It’s Sunday in Volos, a fishing village nestled in a large bay in central Greece, and fishermen display their daily catch, which this day includes codfish, sardines and octopus.
Prices have been slashed, but customers are few.
Fisherman Christos Xegandakis laughs bitterly. He says business is so bad, it’s time to start swapping goods.
“Give me two kilos of potatoes, and I give you a kilo of fish,” he says. “Why not?
Indeed, many in debt-ridden Greece — where radical austerity measures have led to soaring unemployment, business closures and a credit crunch — are doing just that: turning to a simpler form of commerce, bartering.
And in Volos, a barter system is also fostering a new sense of community.
In Greek mythology, Jason set sail from Volos in search of the Golden Fleece. More recently, the town of 100,000 people was one of the country’s most industrialized.
But the recession hit its cement and steel factories hard, and now unemployment there tops 20 percent — higher than the national average.
A local veterinarian’s office and shop serves as an informal community center. In this time of crisis, Volos residents come not only for their pets but also to exchange advice and information.
Teacher Alexandra Tsabouris firmly believes in self-sufficiency, as her parents did during World War II.
“If you have a garden, if you cultivate things, if you reduce your needs, if you don’t have needs anymore, only in this way,” she says.
Liana Papanaum, who lost her job as a secretary, has chosen a more communal approach to make ends meet.
“For example, I have a young couple near me, they have two small children. So I say, ‘Could you please do the ironing for me, and I will teach English to your … children?’ ” she says.
Growth In Barter Network
Volos is also one of several Greek towns with a more formal type of barter network, which uses a currency called Local Alternative Unit, or TEM in Greek. One TEM is equal in value to one euro.
People sign up for free on the barter network’s website, where they can post ads on what they can offer or what they want. Members exchange goods and services — for example, English and computer lessons, baby-sitting and plumbing repairs, medical visits and car-pooling — amassing TEM credit into an online account.
Some shops also accept TEMs, in the form of vouchers that function like checks.
Optician Klita Dimitriadis explains how it works. On a pair of 100-euro glasses, she’ll take 30 percent in the alternative currency. She needs the 70 euros, she explains, in order to pay her employees, taxes and rent.

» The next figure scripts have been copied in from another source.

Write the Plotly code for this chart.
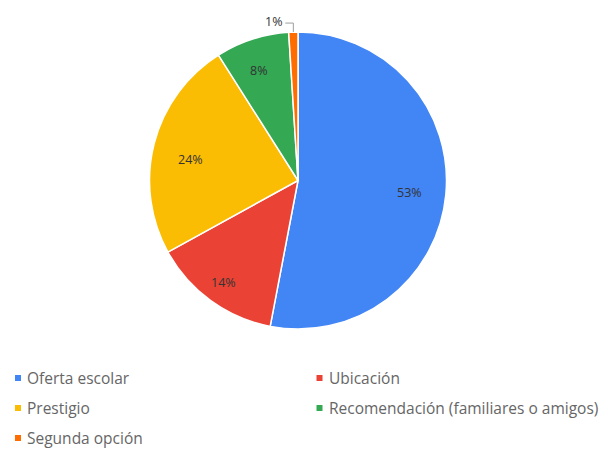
import math
import plotly.graph_objects as go

labels = ["Oferta escolar", "Ubicación", "Prestigio",
          "Recomendación (familiares o amigos)", "Segunda opción"]
values = [53, 14, 24, 8, 1]
colors = ["#4285F4", "#EA4335", "#FBBC04", "#34A853", "#FF6D01"]
# slices whose percentage is written inside the pie; the rest go outside
inside = [True, True, True, True, False]

W, H = 608, 451
CX, CY, R = 298, 180.5, 148.5  # pie centre and radius in pixels

fig = go.Figure()
fig.add_trace(go.Pie(
    labels=labels, values=values, sort=False, direction="clockwise",
    rotation=0,
    marker=dict(colors=colors, line=dict(color="white", width=1.5)),
    textinfo="none",
    showlegend=False,
    domain=dict(x=[(CX - R) / W, (CX + R) / W],
                y=[1 - (CY + R) / H, 1 - (CY - R) / H]),
))

label_font = dict(family="Open Sans", size=12.5, color="#333333")

# percentage labels: near the rim inside, or outside with a leader line
total = sum(values)
cum = 0
for v, ins in zip(values, inside):
    mid = math.radians(360 * (cum + v / 2) / total)
    cum += v
    if ins:
        k = 0.85 * R
        px = CX + k * math.sin(mid)
        py = CY - k * math.cos(mid)
        fig.add_annotation(text=f"{v}%", xref="paper", yref="paper",
                           x=px / W, y=1 - py / H, showarrow=False,
                           font=label_font)
    else:
        ex = CX + R * math.sin(mid)
        ey = CY - R * math.cos(mid)
        fig.add_shape(type="path", xref="paper", yref="paper",
                      path=(f"M {ex / W} {1 - ey / H} "
                            f"L {ex / W} {1 - (ey - 9) / H} "
                            f"L {(ex - 8) / W} {1 - (ey - 9) / H}"),
                      line=dict(color="#9e9e9e", width=1))
        fig.add_annotation(text=f"{v}%", xref="paper", yref="paper",
                           x=(ex - 9) / W, y=1 - (ey - 11) / H,
                           xanchor="right", yanchor="middle", showarrow=False,
                           font=label_font)

# legend drawn as two columns of small squares with labels
col_x = [18, 319.5]
row_y = [378, 408, 438]
for i, (lab, col) in enumerate(zip(labels, colors)):
    x = col_x[i % 2]
    y = row_y[i // 2]
    fig.add_shape(type="rect", xref="paper", yref="paper",
                  x0=(x - 3) / W, x1=(x + 3) / W,
                  y0=1 - (y + 3) / H, y1=1 - (y - 3) / H,
                  fillcolor=col, line=dict(width=0))
    fig.add_annotation(text=lab, xref="paper", yref="paper",
                       x=(x + 7) / W, y=1 - y / H, xanchor="left", yanchor="middle",
                       showarrow=False,
                       font=dict(family="Open Sans", size=15.5, color="#666666"))

fig.update_layout(width=W, height=H, margin=dict(l=0, r=0, t=0, b=0),
                  paper_bgcolor="white", plot_bgcolor="white")
fig.write_html("out.html")
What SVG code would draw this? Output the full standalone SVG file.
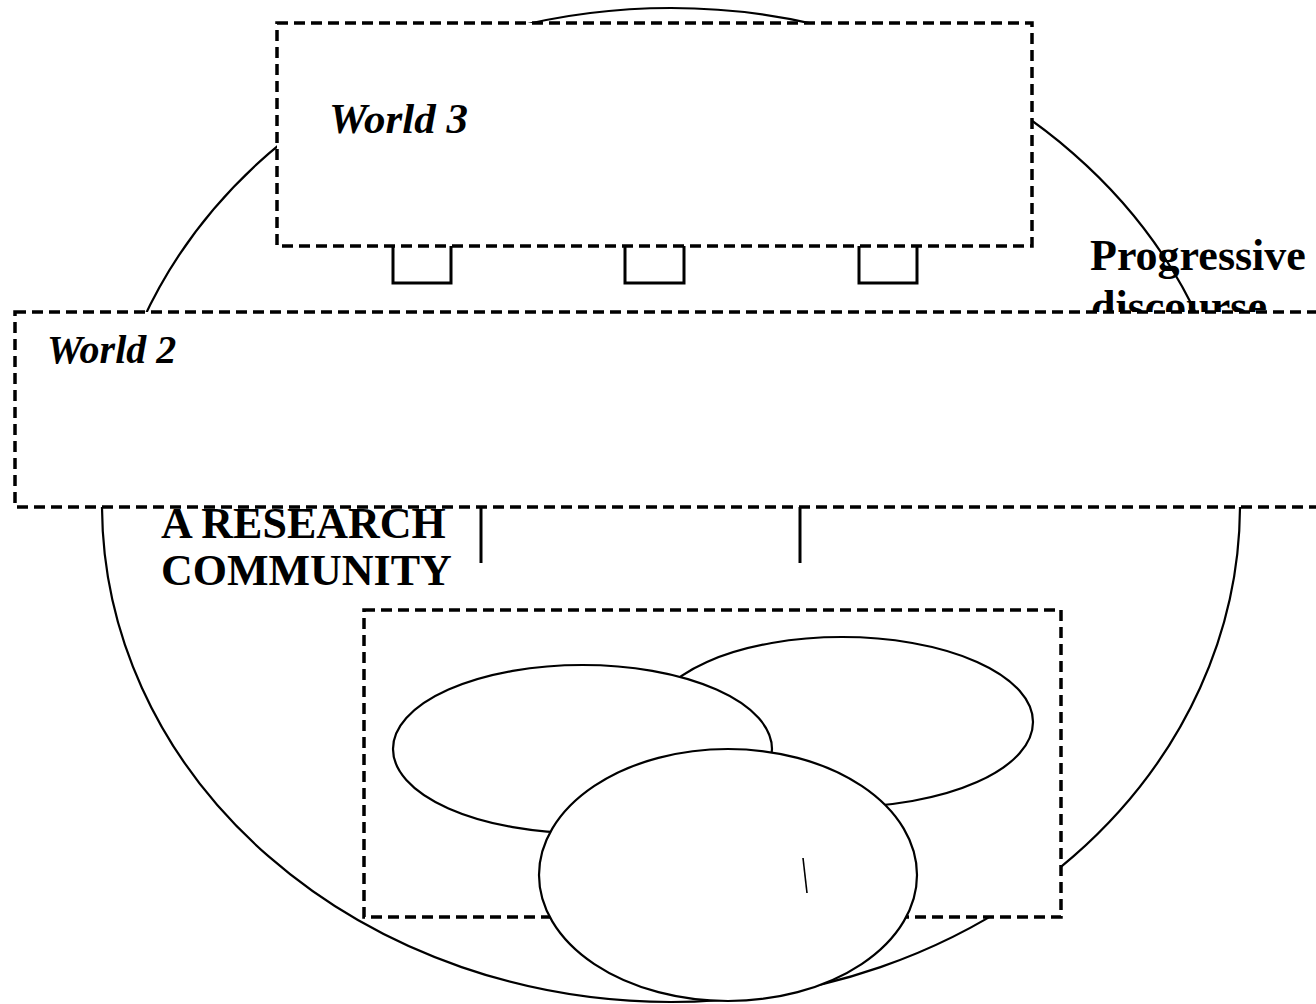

Dimitriadis then spends her TEMs at a monthly open-air farmers market, or in exchange for other services.
Over the past year, TEM members in Volos have grown from a few dozen to more than 500, and the movement has attracted Athens’ attention. In September, parliament passed a law giving barter networks nonprofit status.
Substitution For The Welfare State
The Volos municipality also actively encourages the TEM network. Mayor Panos Skotiniotis says initiatives like these are particularly valuable at a time when the economic crisis is dismantling so many social benefits.
“This is a substitution for the welfare state, and that is why this municipality is encouraging it and wants it to grow,” he says.
The municipality has printed leaflets explaining the barter system and has promoted panel discussions.
Christos Papaioannou — one of the TEM network’s founders — says the worse the crisis becomes, the more people feel confused and at a loss.
“When they lose their jobs, the whole world collapses, they have to believe in themselves, not in the power of money and their employer,” he says.
And more and more people are joining the network, Papaioannou says, because it offers a sense of community and self-respect.